To illustrate this principle of distance, Zeldovich contrasts the characters in Moskva with those in a Hollywood movie. With the latter, what they say is what they think, and there is no difference or tension between the two. In Moskva, as indeed in Chekhov, the characters say one thing as they think another, and it is not so much important what they are saying but how they are saying it.
Mixed bag
It is instructive to compare Zeldovich's Moskva with Czech director Vladimír Michálek's Anděl Exit (Angel Exit, 2000): both were written and co-scripted by the director and a leading (and controversial) member of the literary establishment; both are depictions of a city (Anděl is a Prague Metro station); both chart society's decay; both represent larger realities through dialogue and have plots which are almost completely irrelevant to understanding the film; both are shot in vivid extremes of colours; and they both were released at around the same time.

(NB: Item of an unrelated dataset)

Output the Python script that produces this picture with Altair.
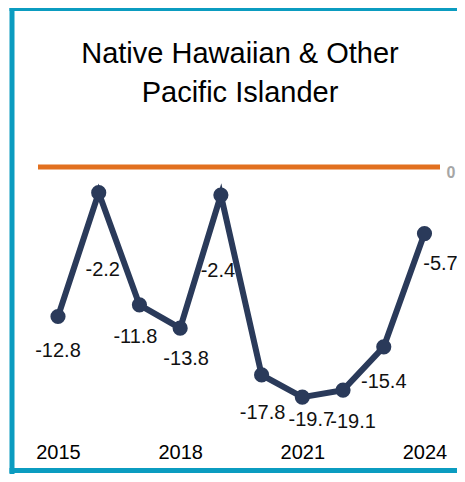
import altair as alt
import pandas as pd

# ---- data ----
years = [2015, 2016, 2017, 2018, 2019, 2020, 2021, 2022, 2023, 2024]
values = [-12.8, -2.2, -11.8, -13.8, -2.4, -17.8, -19.7, -19.1, -15.4, -5.7]
labels = ["-12.8", "-2.2", "-11.8", "-13.8", "-2.4", "-17.8", "-19.7", "-19.1", "-15.4", "-5.7"]
tick_years = [2015, 2018, 2021, 2024]
title_lines = ["Native Hawaiian & Other", "Pacific Islander"]

df = pd.DataFrame({"year": years, "value": values, "label": labels})

FONT = "Liberation Sans"
NAVY = "#2A3A5A"
ORANGE = "#E2701F"
TEAL = "#0B9CC0"

x_scale = alt.Scale(domain=[2014.509, 2024.381], nice=False, zero=False)
y_scale = alt.Scale(domain=[-22.517, 3.168], nice=False, zero=False)

x_axis = alt.Axis(values=tick_years, format="d", title=None, domain=False,
                  ticks=False, grid=False, labelFontSize=20, labelColor="#000",
                  labelFont=FONT, labelPadding=12)
y_axis = alt.Axis(orient="right", values=[0], title=None, domain=False,
                  ticks=False, grid=False, labelFontSize=16, labelFontWeight="bold",
                  labelColor="#A6A6A6", labelFont=FONT, labelPadding=6, labelOffset=5)

X = alt.X("year:Q", scale=x_scale, axis=x_axis)
Y = alt.Y("value:Q", scale=y_scale, axis=y_axis)

base = alt.Chart(df)
one = alt.Data(values=[{}])

# frame (left, top, bottom edges; the right edge lies beyond the picture)
frame_left = alt.Chart(one).mark_rule(color=TEAL, strokeWidth=5).encode(
    x=alt.value(-26), y=alt.value(-124), y2=alt.value(344))
frame_top = alt.Chart(one).mark_rule(color=TEAL, strokeWidth=5).encode(
    x=alt.value(-28.5), x2=alt.value(420), y=alt.value(-121.5))
frame_bottom = alt.Chart(one).mark_rule(color=TEAL, strokeWidth=5).encode(
    x=alt.value(-28.5), x2=alt.value(420), y=alt.value(340.5))

title_layers = [
    alt.Chart(one).mark_text(font=FONT, fontSize=29, color="#000", align="center",
                             baseline="alphabetic").encode(
        x=alt.value(202), y=alt.value(yv), text=alt.value(t))
    for t, yv in zip(title_lines, [-67, -28])
]

zero_rule = alt.Chart(one).mark_rule(color=ORANGE, strokeWidth=5).encode(
    y=alt.datum(0, type="quantitative", scale=y_scale, axis=y_axis),
)

line = base.mark_line(color=NAVY, strokeWidth=6).encode(x=X, y=Y)
points = base.mark_circle(color=NAVY, size=230, opacity=1).encode(x=X, y=Y)

# per-label placement (style), as in the reference
label_offsets = {
    2015: (0, 34), 2016: (4, 77), 2017: (-4, 32), 2018: (6, 31), 2019: (-3, 76),
    2020: (1, 38), 2021: (9, 23), 2022: (10, 32), 2023: (0, 35), 2024: (16, 30),
}

text_layers = []
for yr, (dx, dy) in label_offsets.items():
    text_layers.append(
        base.transform_filter(alt.datum.year == yr).mark_text(
            font=FONT, fontSize=20, color="#111", dx=dx, dy=dy, baseline="middle", align="center"
        ).encode(x=X, y=Y, text="label:N")
    )

chart = alt.layer(
    frame_left, frame_top, frame_bottom, *title_layers, zero_rule, line, points, *text_layers
).properties(
    width=402,
    height=300,
    autosize=alt.AutoSizeParams(type="none"),
    padding={"left": 30, "top": 122, "right": 17, "bottom": 44},
    background="white",
).configure_view(strokeWidth=0)

chart.save("out.html", embed_options={"renderer": "svg", "actions": False})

With their overlapping aims and artistic means of expression, Moskva and Anděl Exit share the same strengths and weaknesses. Visually they are captivating films, but their deliberately unlikable characters and the lack of direct communication makes them unengaging to watch. This is film as sociological statement rather than as entertainment.
Moskva particularly suffers here, with Zeldovich anxious to point out
that the film's real merit—its razor-sharp dialogue—is masked from English-speaking audiences by inadequate subtitles which were prepared in something of a rush to get the film on the festival circuit. So extreme does he consider this to be a problem that another print is to be made with new English subtitles.
But beyond this, some will question Zeldovich's assertion that the film is an accurate portrayal of a decade in Moscow, with the film steadfastly refusing to look at the ordinary life of millions of Muscovites on the breadline. As such, the semantics of the new totalitarianism seems to be something of a middle-class affliction.